begin
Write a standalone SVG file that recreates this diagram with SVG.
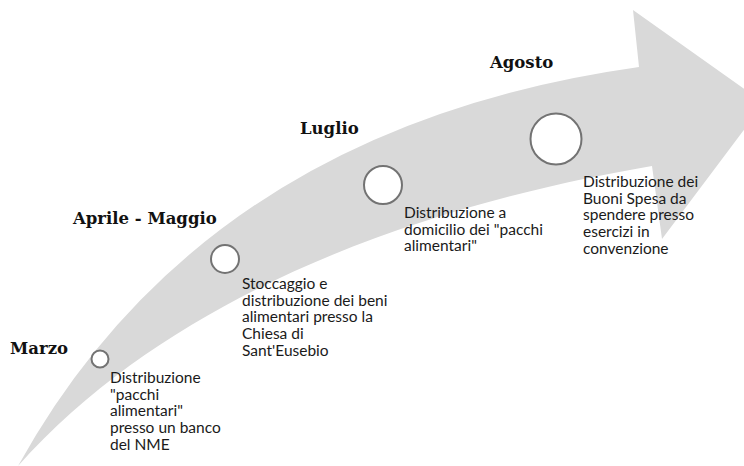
<svg xmlns="http://www.w3.org/2000/svg" width="744" height="466" viewBox="0 0 744 466">
<style>
.arrow{fill:#d9d9d9;stroke:none}
.dot{fill:#ffffff;stroke:#737373;stroke-width:2}
.month{font-family:"DejaVu Serif",serif;font-weight:bold;font-size:16.5px;fill:#111}
.desc{font-family:Lato,"Liberation Sans",sans-serif;font-size:15.5px;fill:#1a1a1a}
</style>
<rect width="744" height="466" fill="#ffffff"/>
<g id="connectors">
<path class="arrow" d="M18,466 Q205,128 639,67 L633,10 L764,103 L662,239 L652,166 C500,192 200,262 18,466 Z"/>
</g>
<g id="marzo">
<circle class="dot" cx="100" cy="359" r="8.5"/>
<text class="month" x="10" y="354">Marzo</text>
<text class="desc" x="110" y="383">Distribuzione</text>
<text class="desc" x="110" y="399.7">"pacchi</text>
<text class="desc" x="110" y="416.4">alimentari"</text>
<text class="desc" x="110" y="433.1">presso un banco</text>
<text class="desc" x="110" y="449.8">del NME</text>
</g>
<g id="aprile-maggio">
<circle class="dot" cx="225" cy="259" r="14"/>
<text class="month" x="73" y="224">Aprile - Maggio</text>
<text class="desc" x="242" y="289">Stoccaggio e</text>
<text class="desc" x="242" y="305.7">distribuzione dei beni</text>
<text class="desc" x="242" y="322.4">alimentari presso la</text>
<text class="desc" x="242" y="339.1">Chiesa di</text>
<text class="desc" x="242" y="355.8">Sant'Eusebio</text>
</g>
<g id="luglio">
<circle class="dot" cx="383" cy="185" r="19"/>
<text class="month" x="300" y="134">Luglio</text>
<text class="desc" x="404" y="218">Distribuzione a</text>
<text class="desc" x="404" y="234.7">domicilio dei "pacchi</text>
<text class="desc" x="404" y="251.4">alimentari"</text>
</g>
<g id="agosto">
<circle class="dot" cx="556" cy="139" r="25.5"/>
<text class="month" x="490" y="68">Agosto</text>
<text class="desc" x="583" y="187">Distribuzione dei</text>
<text class="desc" x="583" y="203.7">Buoni Spesa da</text>
<text class="desc" x="583" y="220.4">spendere presso</text>
<text class="desc" x="583" y="237.1">esercizi in</text>
<text class="desc" x="583" y="253.8">convenzione</text>
</g>
</svg>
end
**Exercise prompt**
All of the data above should be transcribed verbatim, with pictures omitted.

**Result**
Write a standalone SVG file that recreates this diagram with SVG.
<svg xmlns="http://www.w3.org/2000/svg" width="744" height="466" viewBox="0 0 744 466">
<style>
.arrow{fill:#d9d9d9;stroke:none}
.dot{fill:#ffffff;stroke:#737373;stroke-width:2}
.month{font-family:"DejaVu Serif",serif;font-weight:bold;font-size:16.5px;fill:#111}
.desc{font-family:Lato,"Liberation Sans",sans-serif;font-size:15.5px;fill:#1a1a1a}
</style>
<rect width="744" height="466" fill="#ffffff"/>
<g id="connectors">
<path class="arrow" d="M18,466 Q205,128 639,67 L633,10 L764,103 L662,239 L652,166 C500,192 200,262 18,466 Z"/>
</g>
<g id="marzo">
<circle class="dot" cx="100" cy="359" r="8.5"/>
<text class="month" x="10" y="354">Marzo</text>
<text class="desc" x="110" y="383">Distribuzione</text>
<text class="desc" x="110" y="399.7">"pacchi</text>
<text class="desc" x="110" y="416.4">alimentari"</text>
<text class="desc" x="110" y="433.1">presso un banco</text>
<text class="desc" x="110" y="449.8">del NME</text>
</g>
<g id="aprile-maggio">
<circle class="dot" cx="225" cy="259" r="14"/>
<text class="month" x="73" y="224">Aprile - Maggio</text>
<text class="desc" x="242" y="289">Stoccaggio e</text>
<text class="desc" x="242" y="305.7">distribuzione dei beni</text>
<text class="desc" x="242" y="322.4">alimentari presso la</text>
<text class="desc" x="242" y="339.1">Chiesa di</text>
<text class="desc" x="242" y="355.8">Sant'Eusebio</text>
</g>
<g id="luglio">
<circle class="dot" cx="383" cy="185" r="19"/>
<text class="month" x="300" y="134">Luglio</text>
<text class="desc" x="404" y="218">Distribuzione a</text>
<text class="desc" x="404" y="234.7">domicilio dei "pacchi</text>
<text class="desc" x="404" y="251.4">alimentari"</text>
</g>
<g id="agosto">
<circle class="dot" cx="556" cy="139" r="25.5"/>
<text class="month" x="490" y="68">Agosto</text>
<text class="desc" x="583" y="187">Distribuzione dei</text>
<text class="desc" x="583" y="203.7">Buoni Spesa da</text>
<text class="desc" x="583" y="220.4">spendere presso</text>
<text class="desc" x="583" y="237.1">esercizi in</text>
<text class="desc" x="583" y="253.8">convenzione</text>
</g>
</svg>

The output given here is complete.